Turtle Mountain woman’s remains identified in North Carolina, death investigated as homicide
DURHAM, N.C. – Authorities in Durham, North Carolina, have confirmed the identity of remains found as that of a woman from the Turtle Mountains who was reported missing more than 15 years ago, and her death is being investigated as a homicide.
In a press conference Wednesday, Durham Police confirmed the identity of Jane Doe as Melissa Poitra.
Police said they found the remains in a self-storage facility in 2016, and until last month the remains had gone unidentified.
According to police, Poitra was last seen in the Durham area in late 2005.
Members of her family have started a GoFundMe page and have raised more than $10,000 to bring her remains home.
Police said the cause of death has not been determined.
They said they had to work with a number of organizations to conduct the DNA testing.
“It’s not an easy process, it’s not a very quick process we have to do things in certain manner and so it took a little bit of time because we had to go through a lot of different organizations to get to where we are now,” said Sgt.
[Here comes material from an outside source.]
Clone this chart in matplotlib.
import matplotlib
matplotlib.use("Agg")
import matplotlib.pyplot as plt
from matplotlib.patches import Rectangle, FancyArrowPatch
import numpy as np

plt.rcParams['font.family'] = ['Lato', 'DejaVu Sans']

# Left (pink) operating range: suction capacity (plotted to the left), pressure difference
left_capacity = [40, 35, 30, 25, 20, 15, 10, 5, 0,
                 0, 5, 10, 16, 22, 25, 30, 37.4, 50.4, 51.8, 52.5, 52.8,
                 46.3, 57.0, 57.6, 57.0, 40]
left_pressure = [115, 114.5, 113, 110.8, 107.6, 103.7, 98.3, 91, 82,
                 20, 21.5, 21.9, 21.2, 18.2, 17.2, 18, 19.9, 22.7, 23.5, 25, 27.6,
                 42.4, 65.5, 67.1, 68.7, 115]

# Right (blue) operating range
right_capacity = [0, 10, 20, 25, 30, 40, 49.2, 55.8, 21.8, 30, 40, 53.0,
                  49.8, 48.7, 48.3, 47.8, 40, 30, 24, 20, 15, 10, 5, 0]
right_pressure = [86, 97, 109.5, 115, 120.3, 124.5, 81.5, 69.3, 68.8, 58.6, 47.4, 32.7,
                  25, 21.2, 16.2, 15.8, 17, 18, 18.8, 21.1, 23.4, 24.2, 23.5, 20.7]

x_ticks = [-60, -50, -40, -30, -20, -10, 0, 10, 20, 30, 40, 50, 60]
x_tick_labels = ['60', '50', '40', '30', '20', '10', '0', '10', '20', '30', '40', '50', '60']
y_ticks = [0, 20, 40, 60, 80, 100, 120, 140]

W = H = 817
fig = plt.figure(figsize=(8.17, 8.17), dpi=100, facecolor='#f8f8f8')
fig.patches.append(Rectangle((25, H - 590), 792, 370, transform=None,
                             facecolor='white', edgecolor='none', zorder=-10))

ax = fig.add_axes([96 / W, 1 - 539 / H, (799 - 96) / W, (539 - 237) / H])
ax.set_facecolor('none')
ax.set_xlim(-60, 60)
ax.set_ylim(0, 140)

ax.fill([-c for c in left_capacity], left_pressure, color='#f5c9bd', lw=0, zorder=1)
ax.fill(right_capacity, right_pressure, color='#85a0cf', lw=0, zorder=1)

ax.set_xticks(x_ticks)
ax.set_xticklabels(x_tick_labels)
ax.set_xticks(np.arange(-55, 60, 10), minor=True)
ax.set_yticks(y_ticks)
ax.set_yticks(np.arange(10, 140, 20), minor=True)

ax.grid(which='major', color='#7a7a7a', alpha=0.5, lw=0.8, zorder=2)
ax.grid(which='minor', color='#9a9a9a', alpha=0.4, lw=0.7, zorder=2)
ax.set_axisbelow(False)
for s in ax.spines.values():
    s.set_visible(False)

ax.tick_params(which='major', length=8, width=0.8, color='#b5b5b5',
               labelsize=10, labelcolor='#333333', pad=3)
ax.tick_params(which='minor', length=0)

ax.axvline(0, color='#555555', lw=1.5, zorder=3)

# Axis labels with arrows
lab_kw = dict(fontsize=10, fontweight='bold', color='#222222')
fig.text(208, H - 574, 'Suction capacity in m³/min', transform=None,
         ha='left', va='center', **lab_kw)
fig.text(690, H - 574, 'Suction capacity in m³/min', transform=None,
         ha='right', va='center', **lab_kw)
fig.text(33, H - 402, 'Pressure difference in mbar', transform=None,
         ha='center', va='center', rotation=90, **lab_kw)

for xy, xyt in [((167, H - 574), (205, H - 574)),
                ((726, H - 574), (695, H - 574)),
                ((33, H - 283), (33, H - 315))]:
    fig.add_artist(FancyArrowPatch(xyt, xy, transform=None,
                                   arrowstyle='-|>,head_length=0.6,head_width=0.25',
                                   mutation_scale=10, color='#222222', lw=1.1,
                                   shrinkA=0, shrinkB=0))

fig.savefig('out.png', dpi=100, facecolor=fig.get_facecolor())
Quincey Tait of the Homicide Unit.
According to an update on the GoFundMe page posted Wednesday, the family is waiting on the official call that her remains can be collected.
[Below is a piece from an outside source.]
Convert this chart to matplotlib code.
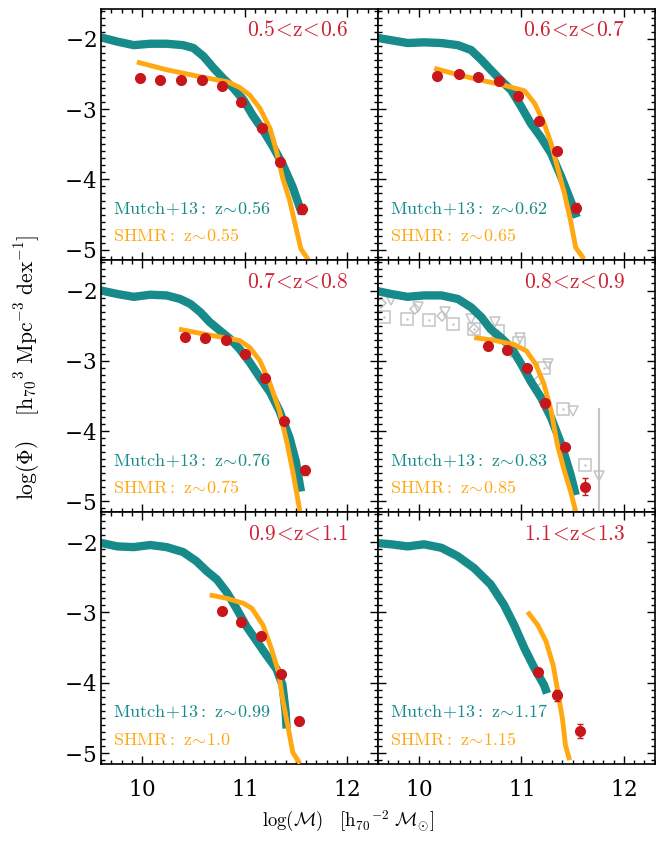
import matplotlib
matplotlib.use('Agg')
import matplotlib.pyplot as plt
import numpy as np

plt.rcParams['mathtext.fontset'] = 'cm'
plt.rcParams['font.family'] = 'serif'
plt.rcParams['font.serif'] = ['DejaVu Serif']
plt.rcParams['axes.formatter.use_mathtext'] = True

# redshift bins and reference redshifts
z_bins = ['0.5<z<0.6', '0.6<z<0.7', '0.7<z<0.8', '0.8<z<0.9', '0.9<z<1.1', '1.1<z<1.3']
mutch_z = ['0.56', '0.62', '0.76', '0.83', '0.99', '1.17']
shmr_z = ['0.55', '0.65', '0.75', '0.85', '1.0', '1.15']

# measured mass function (red points)
pts_x = [
    [9.98, 10.18, 10.38, 10.58, 10.78, 10.97, 11.17, 11.35, 11.56],
    [10.18, 10.39, 10.58, 10.78, 10.97, 11.17, 11.35, 11.53],
    [10.42, 10.61, 10.82, 11.00, 11.20, 11.38, 11.59],
    [10.67, 10.86, 11.05, 11.23, 11.43, 11.62],
    [10.78, 10.97, 11.16, 11.36, 11.53],
    [11.16, 11.35, 11.57],
]
pts_y = [
    [-2.56, -2.59, -2.59, -2.58, -2.67, -2.90, -3.27, -3.75, -4.42],
    [-2.53, -2.50, -2.55, -2.60, -2.81, -3.17, -3.59, -4.40],
    [-2.66, -2.67, -2.70, -2.91, -3.25, -3.86, -4.56],
    [-2.79, -2.85, -3.10, -3.60, -4.22, -4.79],
    [-2.98, -3.13, -3.33, -3.87, -4.55],
    [-3.84, -4.18, -4.68],
]
pts_err = [
    [0, 0, 0, 0, 0, 0, 0, 0, 0.07],
    [0, 0, 0, 0, 0, 0, 0, 0.06],
    [0, 0, 0, 0, 0, 0, 0.07],
    [0, 0, 0, 0, 0, 0.12],
    [0, 0, 0, 0, 0.05],
    [0, 0.08, 0.1],
]

# Mutch+13 model (teal band centre)
mutch_x = [
    [9.60, 9.76, 9.92, 10.08, 10.24, 10.40, 10.50, 10.60, 10.70, 10.79, 10.89, 10.99, 11.08, 11.18, 11.28, 11.37, 11.47, 11.56],
    [9.57, 9.73, 9.89, 10.05, 10.22, 10.38, 10.51, 10.61, 10.70, 10.80, 10.90, 11.00, 11.09, 11.19, 11.29, 11.39, 11.48, 11.54],
    [9.60, 9.76, 9.92, 10.08, 10.24, 10.37, 10.47, 10.57, 10.66, 10.76, 10.86, 10.95, 11.05, 11.15, 11.25, 11.34, 11.44, 11.50, 11.55],
    [9.57, 9.73, 9.89, 10.05, 10.22, 10.38, 10.51, 10.61, 10.70, 10.80, 10.90, 11.00, 11.09, 11.19, 11.29, 11.39, 11.48, 11.53],
    [9.60, 9.76, 9.92, 10.08, 10.24, 10.40, 10.53, 10.63, 10.73, 10.83, 10.92, 11.02, 11.12, 11.21, 11.31, 11.37, 11.40, 11.41],
    [9.57, 9.73, 9.89, 10.05, 10.22, 10.38, 10.54, 10.70, 10.83, 10.93, 11.03, 11.13, 11.22, 11.25],
]
mutch_y = [
    [-1.98, -2.04, -2.09, -2.07, -2.07, -2.09, -2.13, -2.25, -2.42, -2.56, -2.70, -2.87, -3.09, -3.30, -3.54, -3.78, -4.11, -4.49],
    [-1.98, -2.02, -2.06, -2.05, -2.06, -2.09, -2.16, -2.30, -2.44, -2.59, -2.73, -2.97, -3.20, -3.40, -3.63, -3.97, -4.30, -4.54],
    [-2.00, -2.05, -2.09, -2.06, -2.07, -2.12, -2.19, -2.31, -2.45, -2.57, -2.69, -2.83, -3.02, -3.24, -3.45, -3.71, -4.10, -4.43, -4.86],
    [-2.00, -2.05, -2.09, -2.07, -2.07, -2.12, -2.24, -2.38, -2.55, -2.67, -2.81, -3.05, -3.29, -3.52, -3.81, -4.19, -4.62, -4.91],
    [-2.01, -2.06, -2.07, -2.04, -2.07, -2.14, -2.27, -2.41, -2.53, -2.72, -2.94, -3.20, -3.41, -3.60, -3.80, -4.03, -4.41, -4.65],
    [-2.01, -2.03, -2.06, -2.03, -2.08, -2.20, -2.37, -2.60, -2.89, -3.18, -3.51, -3.80, -4.03, -4.15],
]

# SHMR prediction (orange)
shmr_x = [
    [9.95, 10.24, 10.57, 10.83, 10.95, 11.05, 11.15, 11.25, 11.31, 11.37, 11.44, 11.50, 11.55, 11.63],
    [10.15, 10.38, 10.61, 10.83, 11.03, 11.13, 11.22, 11.29, 11.35, 11.42, 11.48, 11.53, 11.61],
    [10.36, 10.57, 10.76, 10.95, 11.05, 11.15, 11.25, 11.34, 11.41, 11.47, 11.54],
    [10.54, 10.74, 10.93, 11.05, 11.14, 11.22, 11.29, 11.35, 11.42, 11.48, 11.53],
    [10.66, 10.83, 10.99, 11.07, 11.18, 11.26, 11.33, 11.37, 11.42, 11.47, 11.54],
    [11.06, 11.16, 11.24, 11.31, 11.35, 11.40, 11.43, 11.47],
]
shmr_y = [
    [-2.33, -2.44, -2.54, -2.61, -2.69, -2.80, -2.99, -3.28, -3.59, -3.97, -4.30, -4.68, -4.99, -5.16],
    [-2.42, -2.51, -2.59, -2.66, -2.74, -2.92, -3.20, -3.49, -3.82, -4.20, -4.59, -4.97, -5.13],
    [-2.55, -2.61, -2.66, -2.71, -2.81, -3.00, -3.33, -3.71, -4.14, -4.57, -5.14],
    [-2.67, -2.71, -2.77, -2.86, -3.05, -3.33, -3.71, -4.19, -4.57, -4.86, -5.14],
    [-2.75, -2.80, -2.87, -2.94, -3.18, -3.51, -3.84, -4.22, -4.60, -4.99, -5.15],
    [-2.99, -3.18, -3.41, -3.75, -4.08, -4.51, -4.89, -5.10],
]

# literature points in the 0.8<z<0.9 panel (grey)
lit_sq_x = [9.66, 9.88, 10.10, 10.33, 10.54, 10.77, 10.98, 11.22, 11.41, 11.62]
lit_sq_y = [-2.38, -2.41, -2.42, -2.48, -2.55, -2.57, -2.74, -3.10, -3.68, -4.48]
lit_tri_x = [9.73, 9.99, 10.25, 10.51, 10.74, 10.99, 11.26, 11.50, 11.76]
lit_tri_y = [-2.14, -2.24, -2.31, -2.41, -2.45, -2.67, -3.05, -3.71, -4.64]
lit_tri_lo = [0, 0, 0, 0, 0, 0, 0, 0, 0.56]
lit_tri_hi = [0, 0, 0, 0, 0, 0, 0, 0, 0.97]
lit_dia_x = [9.63, 9.96, 10.23, 10.54, 10.90, 11.16]
lit_dia_y = [-2.18, -2.26, -2.36, -2.55, -2.88, -3.29]

teal = '#178a8a'
orange = '#ffa812'
red = '#c8161d'
grey = '#c4c4c4'

fig, axes = plt.subplots(3, 2, figsize=(6.56, 8.59), dpi=100, sharex=True, sharey=True)
fig.subplots_adjust(left=0.154, right=0.998, top=0.99, bottom=0.111, hspace=0, wspace=0)

for i, ax in enumerate(axes.flat):
    ax.plot(mutch_x[i], mutch_y[i], color=teal, lw=6, solid_capstyle='butt', zorder=2)
    ax.plot(shmr_x[i], shmr_y[i], color=orange, lw=3.5, solid_capstyle='butt', zorder=3)
    if i == 3:
        ax.errorbar(lit_tri_x, lit_tri_y, yerr=[lit_tri_lo, lit_tri_hi], fmt='v', ms=7,
                    mfc='none', mec=grey, ecolor=grey, elinewidth=1.5, mew=1.1, zorder=1)
        ax.plot(lit_sq_x, lit_sq_y, 's', ms=8, mfc='none', mec=grey, mew=1.1, zorder=1)
        ax.plot(lit_sq_x, lit_sq_y, '.', ms=1.5, color=grey, zorder=1)
        ax.plot(lit_dia_x, lit_dia_y, 'D', ms=5, mfc='none', mec=grey, mew=1.1, zorder=1)
    ax.errorbar(pts_x[i], pts_y[i], yerr=pts_err[i], fmt='o', ms=7, color=red,
                elinewidth=1, capsize=2, zorder=4)

    ax.text(0.895, 0.915, r'$\mathrm{' + z_bins[i].replace('<', r'\!<\!') + '}$',
            transform=ax.transAxes, ha='right', va='center', color='#cc2233', fontsize=15.5)
    ax.text(0.045, 0.205, r'$\mathrm{Mutch\!+\!13{:}\ z\!\sim\!' + mutch_z[i] + '}$',
            transform=ax.transAxes, ha='left', va='center', color=teal, fontsize=13)
    ax.text(0.045, 0.095, r'$\mathrm{SHMR{:}\ z\!\sim\!' + shmr_z[i] + '}$',
            transform=ax.transAxes, ha='left', va='center', color=orange, fontsize=13)

    ax.set_xlim(9.6, 12.3)
    ax.set_ylim(-5.15, -1.57)
    ax.set_xticks([10, 11, 12])
    ax.set_yticks([-2, -3, -4, -5])
    ax.set_xticks(np.arange(9.6, 12.31, 0.1), minor=True)
    ax.set_yticks(np.arange(-5.1, -1.59, 0.1), minor=True)
    ax.tick_params(which='both', direction='in', top=True, right=True, width=1, labelsize=15.5)
    ax.tick_params(which='major', length=6)
    ax.tick_params(which='minor', length=3)
    ax.tick_params(axis='x', pad=11)
    for s in ax.spines.values():
        s.set_linewidth(1.2)

fig.text(0.042, 0.573, r'$\log(\Phi)\quad\ [\mathrm{h}_{70}{}^{3}\ \mathrm{Mpc}^{-3}\ \mathrm{dex}^{-1}]$',
         rotation=90, ha='center', va='center', fontsize=15.5)
fig.text(0.53, 0.044, r'$\log(\mathcal{M})\quad[\mathrm{h}_{70}{}^{-2}\ \mathcal{M}_{\odot}]$',
         ha='center', va='center', fontsize=13.5)

fig.savefig('out.png', dpi=100)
Turtle Mountain Tribal Chairman Jamie Azure released the following statement to Your News Leader on the investigation into the death of Melissa “Missy” Ann Poitra:
“The news of Missy Ann Poitra and the horrific details of the conclusion of the missing persons investigation has sent a shock through not only our community but Native Nation as a whole. The Turtle Mountain Band of Chippewa send our deepest condolences to Missy’s family and the many people she positively touched during her life that was abruptly ended too short. No human being deserves that outcome. No family deserves to be contacted with the news that Missy’s family was notified of. As a father, I struggle with the words to provide any sort of comfort to Missy’s family but know that we are all impacted. Awareness of ‘Missing Murdered Indigenous Women’ has been gaining traction from grass root campaigns to Federal Government designations but we all must do better. The words being spoken are correct but we are long overdue to add substance and action to those words. Missy was an Indigenous woman and a member of our Tribe. The loss of Missy cannot go in unnoticed. Missy’s life and subsequent departure from this world along with so many other Native Women needs to be looked upon as a beacon that action in protecting our women is an absolute need and priority. Open cases of missing Native women need to be prioritized for families in need of closure and can someday start the healing process. Our women are the water carriers that keep our Tribal bloodlines moving forward. Our women are the water protectors who in turn protect our youth as we move closer to the 7th. Generation. Our teachings of culture tell us to hold women on the highest pedestal. We continue to bring awareness to MMIW but start the process of working together to impact this cycle we find ourselves in. That takes teamwork from all forms of government and law enforcement systems. We take these steps in honor of Missy and the many women who are still missing or have had similar outcomes. We do this to honor those families that should never go through the heartache that Missy’s family has had to. We do this to honor and protect our future generations who we promise opportunity and protection to. We do this by stressing to all divisions of Law Enforcement, Judicial Systems, and Governments that we demand accountability for the actions of any person who could commit such atrocities. A part of the Turtle Mountains has been taken away much too soon and we demand that accountability of actions. Missy was one person and one person is too many. Missy will be remembered!”